Alok dá um exemplo: “Nas primeiras 24 horas de uma detenção na Índia, você tem direito de ser ouvido por um juiz. E a pergunta que tendem a fazer é: “Por quantos dias devo mandá-lo para a cadeia?” e não “Ele deve ser preso? Quando foi que os juízes deixaram de entender que seu trabalho era fazer com que a polícia cumprisse suas obrigações, facilitar a vida dos cidadãos e não das forças policiais? Esse é um sério problema. Eles não têm seriedade com os direitos dos cidadãos ou com o Estado de Direito”.

Há outra força atuando nesse caso: as Big Techs. O que as empresas de tecnologia devem ou podem fazer para apoiar seus usuários que estão sendo alvo do governo?

No Brasil, diz Martins, é evidente que o Projeto de Lei das Fake News não foi aprovada devido à pressão das grandes empresas de tecnologia, tanto pressionando os parlamentares quanto realizando campanhas publicitárias. As empresas sabiam quais aspectos pressionar. “Nossos parlamentares entendem muito pouco sobre redes sociais. Isso significa que as Big Techs podem agir de qualquer forma no Brasil, o que é alarmante para os cidadãos, e é um mercado muito grande, de modo que, ao mesmo tempo, têm pouco incentivo para permitir que a regulamentação seja implementada”.

Alok seria profundamente cético com relação às Big Techs trabalhando para apoiar os cidadãos e pressionando o governo por regulamentação, mas, no caso de fazerem isso, deveria ser público e transparente para inspirar confiança. Houve o Projeto de Lei de Proteção de Dados Pessoais, que foi um projeto para reduzir o poder das grandes empresas de tecnologia, que, embora tenha tido seus problemas, foi um projeto de cinco anos que se desfez devido às pressões do mercado. “Eles podem não ter um exército hoje, mas como a Índia foi colonizada originalmente por uma empresa, sou cínico e receoso em relação aos esforços das Big Techs para se opor ao governo”.

Na Hungria, Wessenauer nos diz que o governo centralizou e tomou o controle da mídia tradicional e eles agora tentaram implementar o mesmo controle nas redes sociais, usando influenciadores. Isso significa que as empresas precisam aceitar que eles estão em uma posição onde eles são uma ferramenta. Isso é o que faz a transparência muito importante, ela diz. “Mesmo que você acate, você pode dizer abertamente que está acatando sob protesto e tornar públicas as solicitações e as ações.” Isso é o que o Twitter está tentando fazer na Índia, levando o governo ao tribunal.

Não há nenhuma lei sobre isso no Brasil, o que significa que tudo deve passar pelo judiciário, até mesmo algo tão pequeno como encontrar informações sobre uma coisa simples, diz Martins. “Mas é importante ressaltar que as plataformas tendem a se opor às solicitações.
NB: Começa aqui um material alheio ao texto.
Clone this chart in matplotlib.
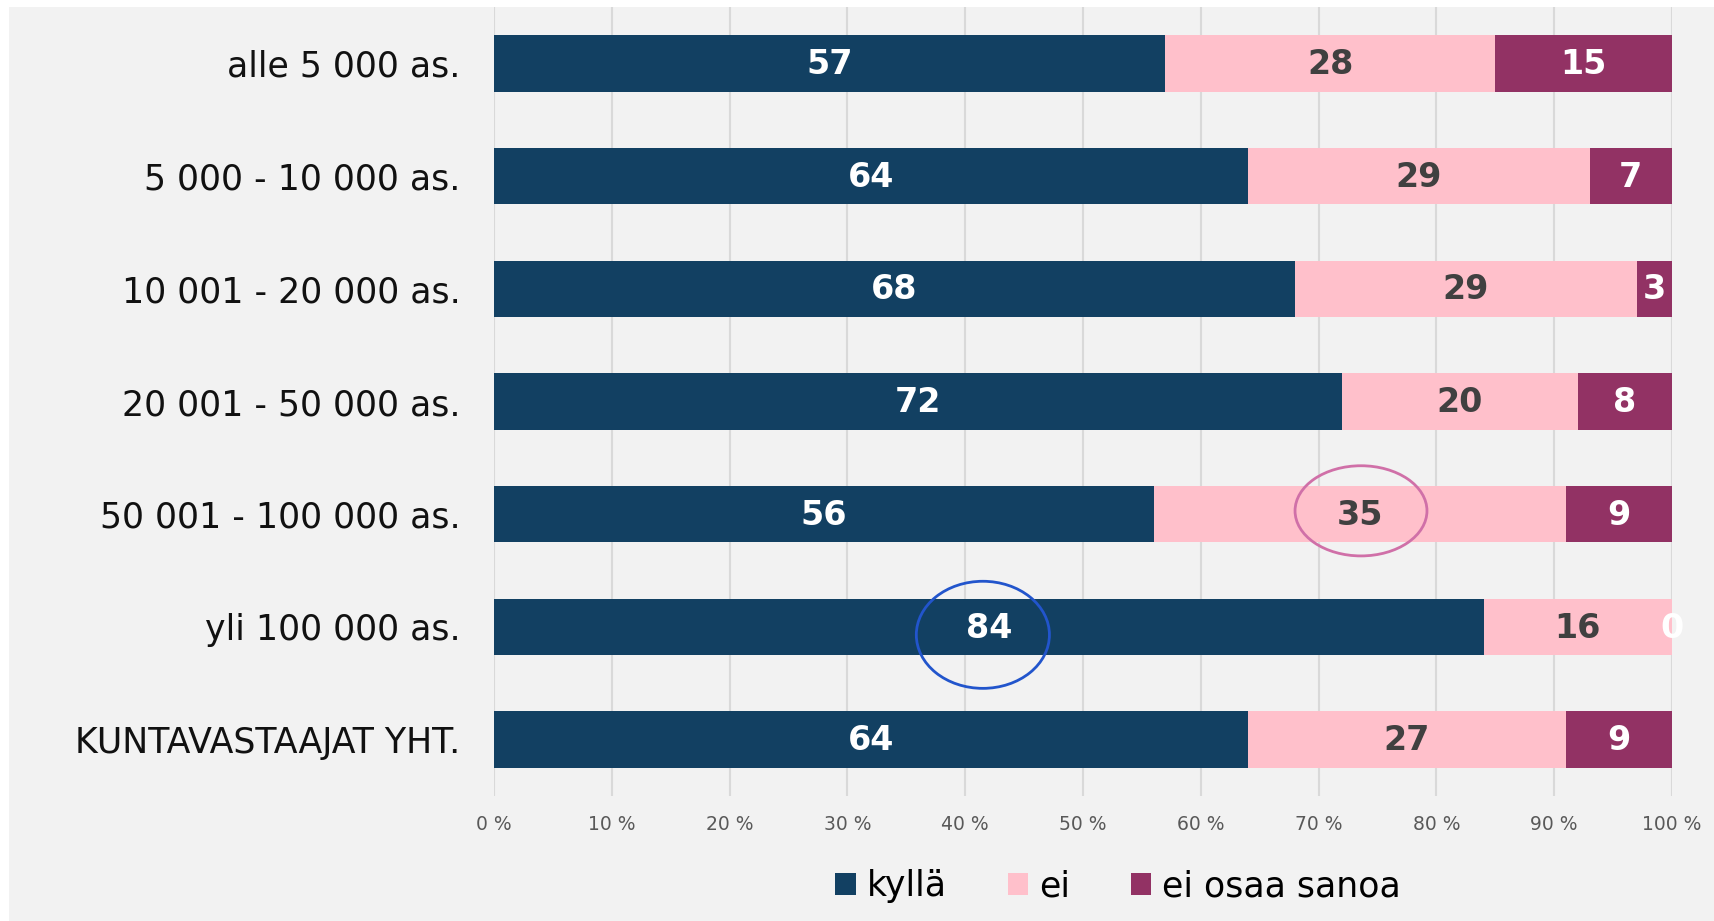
import numpy as np
import matplotlib.pyplot as plt
from matplotlib.patches import Ellipse, Rectangle

# Ryhmät ja osuudet (%)
ryhmat = ['alle 5 000 as.', '5 000 - 10 000 as.', '10 001 - 20 000 as.',
          '20 001 - 50 000 as.', '50 001 - 100 000 as.', 'yli 100 000 as.',
          'KUNTAVASTAAJAT YHT.']
kylla = [57, 64, 68, 72, 56, 84, 64]
ei = [28, 29, 29, 20, 35, 16, 27]
ei_osaa = [15, 7, 3, 8, 9, 0, 9]
sarjat = ['kyllä', 'ei', 'ei osaa sanoa']
x_ticks = [0, 10, 20, 30, 40, 50, 60, 70, 80, 90, 100]

varit = ['#124062', '#FFC0CB', '#923264']
tekstivarit = ['white', '#404040', 'white']

plt.rcParams['font.family'] = ['DejaVu Sans']

fig = plt.figure(figsize=(17.14, 9.21), dpi=100)
fig.patch.set_facecolor('white')
# harmaa tausta
fig.patches.append(Rectangle((9 / 1714, 0), 1, 1 - 7 / 921, transform=fig.transFigure,
                             facecolor='#F2F2F2', edgecolor='none', zorder=-10))

ax = fig.add_axes([494 / 1714, 1 - 796 / 921, (1672 - 494) / 1714, (796 - 7) / 921])
ax.set_facecolor('none')

y = np.arange(len(ryhmat))
vasen = np.zeros(len(ryhmat))
for arvot, nimi, vari, tvari in zip([kylla, ei, ei_osaa], sarjat, varit, tekstivarit):
    arvot = np.array(arvot, dtype=float)
    ax.barh(y, arvot, left=vasen, height=0.5, color=vari, label=nimi, zorder=3)
    for yi, v, l in zip(y, arvot, vasen):
        ax.text(l + v / 2, yi + 0.01, f'{int(v)}', ha='center', va='center', color=tvari,
                fontsize=24, fontweight='bold', zorder=5)
    vasen += arvot

ax.set_xlim(0, 100)
ax.set_ylim(len(ryhmat) - 0.5, -0.5)
ax.set_yticks(y)
ax.set_yticklabels(ryhmat, fontsize=25, color='#111111')
ax.set_xticks(x_ticks)
ax.set_xticklabels([f'{t} %' for t in x_ticks], fontsize=13.5, color='#595959')
ax.tick_params(axis='y', length=0, pad=24)
ax.tick_params(axis='x', length=0, pad=14)
ax.grid(axis='x', color='#D9D9D9', linewidth=1.5, zorder=0)
for s in ax.spines.values():
    s.set_visible(False)

# korostusympyrät
ax.add_patch(Ellipse((73.6, 3.97), 11.2, 0.80, fill=False, edgecolor='#D070A8',
                     linewidth=2, zorder=6, clip_on=False))
ax.add_patch(Ellipse((41.5, 5.07), 11.3, 0.95, fill=False, edgecolor='#2255CC',
                     linewidth=2, zorder=6, clip_on=False))

fig.legend(loc='center', bbox_to_anchor=(1118 / 1714, 1 - 886 / 921), ncol=3,
           frameon=False, fontsize=25, handlelength=0.6, handleheight=0.6,
           handletextpad=0.3, columnspacing=1.75)

fig.savefig('out.png', dpi=100, facecolor=fig.get_facecolor())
Acredito que as plataformas, principalmente depois de Trump, estão bastante cientes do que é feito com suas ferramentas e que eles podem chegar ao ponto de retirar uma conta do ar — por exemplo, se Bolsonaro disser que as eleições foram fraudadas. Mas eles não dirão tão abertamente”.

Quer seja o desafio administrativo de simplesmente descobrir por que algo foi retirado do ar ou a razão política que deixa as pessoas sem informações sobre o que aconteceu com suas manifestações on-line, empresas de tecnologia podem ajudar institucionalizando a transparência pelo menos para os usuários encontrarem o que aconteceu com seus conteúdos.

Às vezes pode parecer um protesto sem fim, mas temos que continuar nos manifestando, levantando nossas vozes, diz Wessenauer. “É um clichê, mas o silêncio foi o que favoreceu os nazistas”. Martins acha difícil encontrar otimismo, embora ela tente não ver as coisas como sendo binárias. “Eu estou preocupada com a democracia no Brasil e, mesmo que a mantenhamos, como podemos seguir em frente? Como jornalista, posso orientar as pessoas sobre o que está em jogo”. Alok, apesar de seu ceticismo em relação às tecnologias, é o mais otimista, dizendo que raramente perguntamos, “O que pode ser construído?”. Nem tudo precisa de vastos recursos; não há problema em começar aos poucos. “Podemos construir instituições e governos melhores? Porque, de fato, a governança é ascendente, não é descendente”. O que precisamos fazer é permanecer alerta, informar e construir melhor.